• _Instructions for the task_
With the pictures left out, copy the listing below exactly.

• _Provided material_

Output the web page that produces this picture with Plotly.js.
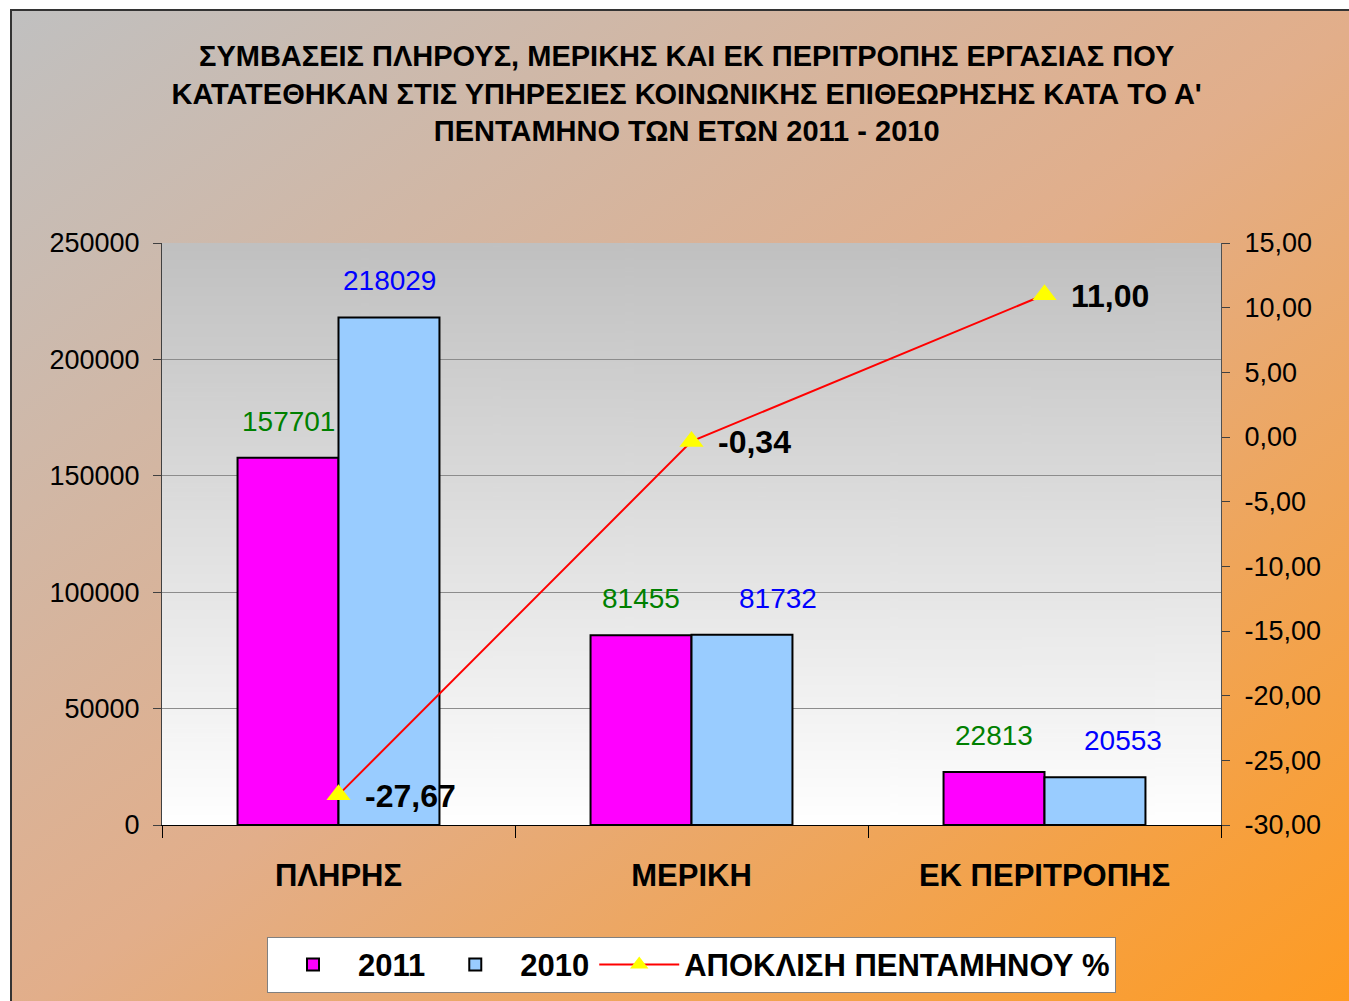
<!DOCTYPE html>
<html>
<head>
<meta charset="utf-8">
<script src="https://cdn.plot.ly/plotly-3.0.1.min.js"></script>
<style>
  html, body { margin: 0; padding: 0; background: #ffffff; }
  #bg {
    position: absolute; left: 10px; top: 9px; width: 1360px; height: 1010px;
    border-left: 2px solid #333333; border-top: 2px solid #333333;
    background: linear-gradient(to bottom right, #c0c0c0 0%, #e2ae8a 50%, #ff9a1e 100%);
  }
  #chart { position: absolute; left: 0; top: 0; width: 1349px; height: 1001px; }
</style>
</head>
<body>
<div id="bg"></div>
<div id="chart"></div>
<script>
// ---- data ----
const categories = ['ΠΛΗΡΗΣ', 'ΜΕΡΙΚΗ', 'ΕΚ ΠΕΡΙΤΡΟΠΗΣ'];
const values2011 = [157701, 81455, 22813];
const values2010 = [218029, 81732, 20553];
const deviationPct = [-27.67, -0.34, 11.00];
const leftTickVals = [0, 50000, 100000, 150000, 200000, 250000];
const leftTickText = ['0', '50000', '100000', '150000', '200000', '250000'];
const rightTickVals = [-30, -25, -20, -15, -10, -5, 0, 5, 10, 15];
const rightTickText = ['-30,00', '-25,00', '-20,00', '-15,00', '-10,00', '-5,00', '0,00', '5,00', '10,00', '15,00'];
const seriesNames = ['2011', '2010', 'ΑΠΟΚΛΙΣΗ ΠΕΝΤΑΜΗΝΟΥ %'];
const titleText = 'ΣΥΜΒΑΣΕΙΣ ΠΛΗΡΟΥΣ, ΜΕΡΙΚΗΣ ΚΑΙ ΕΚ ΠΕΡΙΤΡΟΠΗΣ ΕΡΓΑΣΙΑΣ ΠΟΥ<br>ΚΑΤΑΤΕΘΗΚΑΝ ΣΤΙΣ ΥΠΗΡΕΣΙΕΣ ΚΟΙΝΩΝΙΚΗΣ ΕΠΙΘΕΩΡΗΣΗΣ ΚΑΤΑ ΤΟ Α\'<br>ΠΕΝΤΑΜΗΝΟ ΤΩΝ ΕΤΩΝ 2011 - 2010';

// label nudges (px) as placed in the original chart
const label2010Nudge = [0, 36, 28];

// ---- plot-area gradient (grey top -> white bottom) ----
const cv = document.createElement('canvas');
cv.width = 8; cv.height = 256;
const ctx = cv.getContext('2d');
const g = ctx.createLinearGradient(0, 0, 0, 256);
g.addColorStop(0, '#c0c0c0');
g.addColorStop(1, '#ffffff');
ctx.fillStyle = g; ctx.fillRect(0, 0, 8, 256);
const plotBg = cv.toDataURL('image/png');

const FONT = 'Liberation Sans, Arial, sans-serif';

const traces = [
  {
    type: 'bar', name: seriesNames[0], x: categories, y: values2011,
    marker: { color: '#ff00ff', line: { color: '#000000', width: 2 } },
    hoverinfo: 'none'
  },
  {
    type: 'bar', name: seriesNames[1], x: categories, y: values2010,
    marker: { color: '#99ccff', line: { color: '#000000', width: 2 } },
    hoverinfo: 'none'
  },
  {
    type: 'scatter', mode: 'lines+markers', name: seriesNames[2],
    x: categories, y: deviationPct, yaxis: 'y2',
    line: { color: '#ff0000', width: 2 },
    marker: { symbol: 'triangle-up', color: '#ffff00', size: 21, line: { width: 0 } },
    cliponaxis: false, hoverinfo: 'none'
  }
];

const annotations = [];
const fmtPct = v => v.toFixed(2).replace('.', ',');
categories.forEach((c, i) => {
  annotations.push({
    x: c, y: values2011[i], xref: 'x', yref: 'y', text: String(values2011[i]),
    showarrow: false, xshift: -50.5, yshift: 19, yanchor: 'bottom',
    font: { family: FONT, size: 28, color: '#008000' }
  });
  annotations.push({
    x: c, y: values2010[i], xref: 'x', yref: 'y', text: String(values2010[i]),
    showarrow: false, xshift: 50.5 + label2010Nudge[i], yshift: 19, yanchor: 'bottom',
    font: { family: FONT, size: 28, color: '#0000ff' }
  });
  annotations.push({
    x: c, y: deviationPct[i], xref: 'x', yref: 'y2', text: '<b>' + fmtPct(deviationPct[i]) + '</b>',
    showarrow: false, xanchor: 'left', xshift: 24, yshift: -1,
    font: { family: FONT, size: 32, color: '#000000' }
  });
});

const layout = {
  width: 1349, height: 1001,
  margin: { l: 162, r: 128, t: 243, b: 176, pad: 0, autoexpand: false },
  paper_bgcolor: 'rgba(0,0,0,0)',
  plot_bgcolor: 'rgba(0,0,0,0)',
  font: { family: FONT, color: '#000000' },
  title: {
    text: '<b>' + titleText + '</b>',
    font: { family: FONT, size: 29, color: '#000000' },
    x: 0.509, xanchor: 'center', xref: 'container',
    y: 0.934, yanchor: 'top', yref: 'container'
  },
  barmode: 'group', bargap: 0.428, bargroupgap: 0,
  showlegend: true,
  legend: {
    orientation: 'h', x: 0.5, xanchor: 'center', y: -0.192, yanchor: 'top',
    bgcolor: '#ffffff', bordercolor: '#808080', borderwidth: 1,
    font: { family: FONT, size: 31, color: '#000000', weight: 'bold' },
    traceorder: 'normal', itemwidth: 80
  },
  xaxis: {
    type: 'category',
    showline: true, linecolor: '#000000', linewidth: 1,
    ticks: 'outside', tickson: 'boundaries', ticklen: 12, tickcolor: '#000000',
    ticklabelstandoff: 23,
    tickfont: { family: FONT, size: 31, color: '#000000', weight: 'bold' },
    showgrid: false, zeroline: false, fixedrange: true
  },
  yaxis: {
    range: [0, 250000],
    tickmode: 'array', tickvals: leftTickVals, ticktext: leftTickText,
    showline: true, linecolor: '#404040', linewidth: 1,
    ticks: 'outside', ticklen: 8, tickcolor: '#404040',
    ticklabelstandoff: 8,
    tickfont: { family: FONT, size: 27, color: '#000000' },
    showgrid: true, gridcolor: '#8c8c8c', gridwidth: 1,
    zeroline: false, fixedrange: true
  },
  yaxis2: {
    overlaying: 'y', side: 'right',
    range: [-30, 15],
    tickmode: 'array', tickvals: rightTickVals, ticktext: rightTickText,
    showline: true, linecolor: '#505050', linewidth: 1,
    ticks: 'outside', ticklen: 8, tickcolor: '#404040',
    ticklabelstandoff: 9,
    tickfont: { family: FONT, size: 27, color: '#000000' },
    showgrid: false, zeroline: false, fixedrange: true
  },
  images: [{
    source: plotBg, xref: 'paper', yref: 'paper', x: 0, y: 1, sizex: 1, sizey: 1,
    sizing: 'stretch', layer: 'below', xanchor: 'left', yanchor: 'top'
  }],
  annotations: annotations
};

Plotly.newPlot('chart', traces, layout, { displayModeBar: false, staticPlot: true });
</script>
</body>
</html>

• _Solution to this task_
Output the web page that produces this picture with Plotly.js.
<!DOCTYPE html>
<html>
<head>
<meta charset="utf-8">
<script src="https://cdn.plot.ly/plotly-3.0.1.min.js"></script>
<style>
  html, body { margin: 0; padding: 0; background: #ffffff; }
  #bg {
    position: absolute; left: 10px; top: 9px; width: 1360px; height: 1010px;
    border-left: 2px solid #333333; border-top: 2px solid #333333;
    background: linear-gradient(to bottom right, #c0c0c0 0%, #e2ae8a 50%, #ff9a1e 100%);
  }
  #chart { position: absolute; left: 0; top: 0; width: 1349px; height: 1001px; }
</style>
</head>
<body>
<div id="bg"></div>
<div id="chart"></div>
<script>
// ---- data ----
const categories = ['ΠΛΗΡΗΣ', 'ΜΕΡΙΚΗ', 'ΕΚ ΠΕΡΙΤΡΟΠΗΣ'];
const values2011 = [157701, 81455, 22813];
const values2010 = [218029, 81732, 20553];
const deviationPct = [-27.67, -0.34, 11.00];
const leftTickVals = [0, 50000, 100000, 150000, 200000, 250000];
const leftTickText = ['0', '50000', '100000', '150000', '200000', '250000'];
const rightTickVals = [-30, -25, -20, -15, -10, -5, 0, 5, 10, 15];
const rightTickText = ['-30,00', '-25,00', '-20,00', '-15,00', '-10,00', '-5,00', '0,00', '5,00', '10,00', '15,00'];
const seriesNames = ['2011', '2010', 'ΑΠΟΚΛΙΣΗ ΠΕΝΤΑΜΗΝΟΥ %'];
const titleText = 'ΣΥΜΒΑΣΕΙΣ ΠΛΗΡΟΥΣ, ΜΕΡΙΚΗΣ ΚΑΙ ΕΚ ΠΕΡΙΤΡΟΠΗΣ ΕΡΓΑΣΙΑΣ ΠΟΥ<br>ΚΑΤΑΤΕΘΗΚΑΝ ΣΤΙΣ ΥΠΗΡΕΣΙΕΣ ΚΟΙΝΩΝΙΚΗΣ ΕΠΙΘΕΩΡΗΣΗΣ ΚΑΤΑ ΤΟ Α\'<br>ΠΕΝΤΑΜΗΝΟ ΤΩΝ ΕΤΩΝ 2011 - 2010';

// label nudges (px) as placed in the original chart
const label2010Nudge = [0, 36, 28];

// ---- plot-area gradient (grey top -> white bottom) ----
const cv = document.createElement('canvas');
cv.width = 8; cv.height = 256;
const ctx = cv.getContext('2d');
const g = ctx.createLinearGradient(0, 0, 0, 256);
g.addColorStop(0, '#c0c0c0');
g.addColorStop(1, '#ffffff');
ctx.fillStyle = g; ctx.fillRect(0, 0, 8, 256);
const plotBg = cv.toDataURL('image/png');

const FONT = 'Liberation Sans, Arial, sans-serif';

const traces = [
  {
    type: 'bar', name: seriesNames[0], x: categories, y: values2011,
    marker: { color: '#ff00ff', line: { color: '#000000', width: 2 } },
    hoverinfo: 'none'
  },
  {
    type: 'bar', name: seriesNames[1], x: categories, y: values2010,
    marker: { color: '#99ccff', line: { color: '#000000', width: 2 } },
    hoverinfo: 'none'
  },
  {
    type: 'scatter', mode: 'lines+markers', name: seriesNames[2],
    x: categories, y: deviationPct, yaxis: 'y2',
    line: { color: '#ff0000', width: 2 },
    marker: { symbol: 'triangle-up', color: '#ffff00', size: 21, line: { width: 0 } },
    cliponaxis: false, hoverinfo: 'none'
  }
];

const annotations = [];
const fmtPct = v => v.toFixed(2).replace('.', ',');
categories.forEach((c, i) => {
  annotations.push({
    x: c, y: values2011[i], xref: 'x', yref: 'y', text: String(values2011[i]),
    showarrow: false, xshift: -50.5, yshift: 19, yanchor: 'bottom',
    font: { family: FONT, size: 28, color: '#008000' }
  });
  annotations.push({
    x: c, y: values2010[i], xref: 'x', yref: 'y', text: String(values2010[i]),
    showarrow: false, xshift: 50.5 + label2010Nudge[i], yshift: 19, yanchor: 'bottom',
    font: { family: FONT, size: 28, color: '#0000ff' }
  });
  annotations.push({
    x: c, y: deviationPct[i], xref: 'x', yref: 'y2', text: '<b>' + fmtPct(deviationPct[i]) + '</b>',
    showarrow: false, xanchor: 'left', xshift: 24, yshift: -1,
    font: { family: FONT, size: 32, color: '#000000' }
  });
});

const layout = {
  width: 1349, height: 1001,
  margin: { l: 162, r: 128, t: 243, b: 176, pad: 0, autoexpand: false },
  paper_bgcolor: 'rgba(0,0,0,0)',
  plot_bgcolor: 'rgba(0,0,0,0)',
  font: { family: FONT, color: '#000000' },
  title: {
    text: '<b>' + titleText + '</b>',
    font: { family: FONT, size: 29, color: '#000000' },
    x: 0.509, xanchor: 'center', xref: 'container',
    y: 0.934, yanchor: 'top', yref: 'container'
  },
  barmode: 'group', bargap: 0.428, bargroupgap: 0,
  showlegend: true,
  legend: {
    orientation: 'h', x: 0.5, xanchor: 'center', y: -0.192, yanchor: 'top',
    bgcolor: '#ffffff', bordercolor: '#808080', borderwidth: 1,
    font: { family: FONT, size: 31, color: '#000000', weight: 'bold' },
    traceorder: 'normal', itemwidth: 80
  },
  xaxis: {
    type: 'category',
    showline: true, linecolor: '#000000', linewidth: 1,
    ticks: 'outside', tickson: 'boundaries', ticklen: 12, tickcolor: '#000000',
    ticklabelstandoff: 23,
    tickfont: { family: FONT, size: 31, color: '#000000', weight: 'bold' },
    showgrid: false, zeroline: false, fixedrange: true
  },
  yaxis: {
    range: [0, 250000],
    tickmode: 'array', tickvals: leftTickVals, ticktext: leftTickText,
    showline: true, linecolor: '#404040', linewidth: 1,
    ticks: 'outside', ticklen: 8, tickcolor: '#404040',
    ticklabelstandoff: 8,
    tickfont: { family: FONT, size: 27, color: '#000000' },
    showgrid: true, gridcolor: '#8c8c8c', gridwidth: 1,
    zeroline: false, fixedrange: true
  },
  yaxis2: {
    overlaying: 'y', side: 'right',
    range: [-30, 15],
    tickmode: 'array', tickvals: rightTickVals, ticktext: rightTickText,
    showline: true, linecolor: '#505050', linewidth: 1,
    ticks: 'outside', ticklen: 8, tickcolor: '#404040',
    ticklabelstandoff: 9,
    tickfont: { family: FONT, size: 27, color: '#000000' },
    showgrid: false, zeroline: false, fixedrange: true
  },
  images: [{
    source: plotBg, xref: 'paper', yref: 'paper', x: 0, y: 1, sizex: 1, sizey: 1,
    sizing: 'stretch', layer: 'below', xanchor: 'left', yanchor: 'top'
  }],
  annotations: annotations
};

Plotly.newPlot('chart', traces, layout, { displayModeBar: false, staticPlot: true });
</script>
</body>
</html>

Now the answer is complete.